No, it's not - you can pump revenue with really bad habits that don't help your customer. You could make it harder or impossible for people to unsubscribe and artificially push short-term revenue. Goal reached? No, not really.
Your product might become worse with more features but you need to have a check in your system to notice.
And that's measuring customer success. Agile doesn't deal with it. It has the INTENT, for sure, we all want to create great products. And the reason why it goes wrong so many times is that people "misunderstand" it constantly. But when is that the problem of the framework?
The reality is that companies use “Agile” as a buzzword to the extent that it lost all meaning. And frameworks, mindsets, and processes that don’t have meaning are ultimately paper tigers.

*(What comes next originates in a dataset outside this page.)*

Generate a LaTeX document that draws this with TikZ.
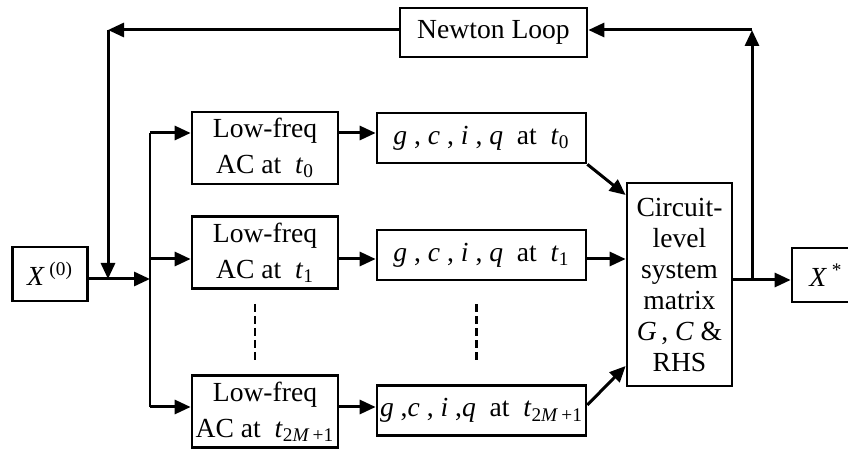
\documentclass[tikz,border=0pt]{standalone}
\usepackage{fontspec}
\setmainfont{Liberation Serif}
\usetikzlibrary{arrows.meta,calc}

\newcommand{\mv}[1]{\textit{#1}}

\tikzset{
  box/.style={draw, line width=1.35pt, align=center, inner sep=0pt,
    font=\fontsize{13.8}{16}\selectfont},
  lfbox/.style={box, minimum width=73pt, minimum height=36pt,
    font=\fontsize{13.8}{18}\selectfont},
  gbox/.style={box, minimum width=104.5pt, minimum height=25pt},
  arr/.style={line width=1.5pt, -{Triangle[length=8pt,width=7pt]}},
  link/.style={line width=1.2pt},
  dots/.style={line width=1.1pt, dash pattern=on 4pt off 2pt},
}

\begin{document}
\begin{tikzpicture}[x=0.5pt, y=-0.5pt]
    \useasboundingbox (0,0) rectangle (848,449);
    \clip (0,0) rectangle (848,449);

    % Input and output
    \node[box, minimum width=37.5pt, minimum height=27pt] (x0) at (50,274) {\mv{X}\,\textsuperscript{(0)}};
    \node[box, minimum width=34pt, minimum height=27pt] (xs) at (826,275) {\mv{X}\,\textsuperscript{*}};

    % Newton loop
    \node[box, minimum width=93.5pt, minimum height=24.5pt] (newton) at (493.5,32.5) {Newton Loop};

    % Low-freq AC blocks
    \node[lfbox] (lf0) at (265,148) {Low-freq\\AC at \ \mv{t}\textsubscript{0}};
    \node[lfbox] (lf1) at (265,252.5) {Low-freq\\AC at \ \mv{t}\textsubscript{1}};
    \node[lfbox] (lf2) at (265,411.5) {Low-freq\\AC at \ \mv{t}\textsubscript{2\mv{M}\,+1}};

    % g, c, i, q blocks
    \node[gbox] (g0) at (481.5,138) {\mv{g} , \mv{c} , \mv{i} , \mv{q} \ at \ \mv{t}\textsubscript{0}};
    \node[gbox] (g1) at (481.5,255) {\mv{g} , \mv{c} , \mv{i} , \mv{q} \ at \ \mv{t}\textsubscript{1}};
    \node[gbox] (g2) at (481.5,410.5) {\mv{g} ,\mv{c} , \mv{i} ,\mv{q} \ at \ \mv{t}\textsubscript{2\mv{M}\,+1}};

    % System matrix
    \node[box, minimum width=52.5pt, minimum height=101.5pt,
      font=\fontsize{13.8}{15.5}\selectfont] (circ) at (679.5,284.5)
      {Circuit-\\level\\system\\matrix\\\mv{G}\,, \mv{C} \&\\RHS};

    % Branch points
    \coordinate (split) at (150,279);
    \coordinate (row0) at (150,133);
    \coordinate (row1) at (150,259);
    \coordinate (row2) at (150,407);
    \coordinate (fbl) at (108,30);
    \coordinate (fbr) at (752,30);
    \coordinate (tap) at (752,280);

    % Input to the branches
    \draw[arr] (x0.east |- split) -- (split);
    \draw[link] (row0) -- (row2);
    \draw[arr] (row0) -- (row0 -| lf0.west);
    \draw[arr] (row1) -- (row1 -| lf1.west);
    \draw[arr] (row2) -- (row2 -| lf2.west);

    % Low-freq to g, c, i, q
    \draw[arr] (row0 -| lf0.east) -- (row0 -| g0.west);
    \draw[arr] (row1 -| lf1.east) -- (row1 -| g1.west);
    \draw[arr] (row2 -| lf2.east) -- (row2 -| g2.west);

    % Into the system matrix
    \draw[arr] (g0.south east) -- (circ.west |- 0,195);
    \draw[arr] (row1 -| g1.east) -- (row1 -| circ.west);
    \draw[arr] (g2.east |- 0,405) -- (circ.west |- 0,366);

    % Output
    \draw[arr] (circ.east |- tap) -- (xs.west |- tap);

    % Newton loop feedback
    \draw[arr] (tap) -- (fbr);
    \draw[arr] (fbr) -- (newton.east |- fbr);
    \draw[arr] (newton.west |- fbl) -- (fbl);
    \draw[arr] (fbl) -- (fbl |- split);

    % Ellipses
    \draw[dots] ($(lf1.south)+(-10,14)$) -- ($(lf2.north)+(-10,-13)$);
    \draw[dots] ($(g1.south)+(-5,23)$) -- ($(g2.north)+(-5,-23)$);
\end{tikzpicture}
\end{document}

“You don’t understand Agile!”
My not understanding has nothing to do with it. The problem is what people commonly understand under the term. And it’s evident that if you have 5 “agile coaches” in a room you have 5 different opinions on what that actually means. For some, it’s a framework. For some a collection of processes, or a mindset!
Imagine “being agile” was a product:
You cannot blame your users to be stupid that they don't understand your interface, at some point you have to admit that the problem is the interface.
And in this case, “Agile” has lost all meaning. You can interpret anything into it.
Processes alone won’t save you
The gold standard is to use some ceremonies (personally a fan of standups and retros), reduce processes and give teams autonomy as long as they create a meaningful impact. → They need to be measurable otherwise it becomes a conviction circus
Whatever works.
Yes, we can use some agile processes and lament over the “mindset”. I even use some waterfall processes. But none of them address the fundamental problem:
You can execute agile processes perfectly by the book and still have a product that sucks. Don’t think that being agile is going to give you answers, because not even internally you will have agreement on what it means.
The goal is not to ship something into production. The goal is to build something that allows us to test our hypothesis. The best way forward may be to not ship anything at all.
“I didn’t mean to drive over you with my car!”
It’s little consolation to someone in a traffic accident that you exit the car and tell them that you didn’t mean to drive over them. The most important thing is to get them into the hospital and analyze what lead to the accident so we can prevent further mistakes.
Intent becomes secondary. That’s why we have traffic rules and safety measures. We analyze constantly how our “users” are using their cars and roads and then we adjust the signaling.
We don’t place people on the side of the road that constantly scream “Well! You just don’t know how to drive! That’s now how the car was designed for!”
We adopt our cars and organizations based on the outcomes that they have. Anything else is arrogant lunacy:
A great product is one that delights users, not one that had 50 burnup points in the latest sprint retro.
Don't be married to processes just because that's what you learned.
Read more here on how to build organizations that scale:
C. Good post and I very much agree. The only thing that struck me was your comment “Today, discovering the right direction is the key. Whether you get there 20% faster than a competitor is just nice to have”. I think this has always been true. Moving quickly & aligned using agile and building the wrong thing for the wrong person was never rewarded or a successful outcome. The best companies get this right and to your point, this is very hard. Agile is not enough and it is a tool that brings cross functional teams together to execute well but the right direction will always be more important.
"You can have the perfect sprint and achieve still nothing" - I've been on teams where this was the case 1/4 of the time. We never would actually fix it though. Just kept moving along like everything was fine. Oof.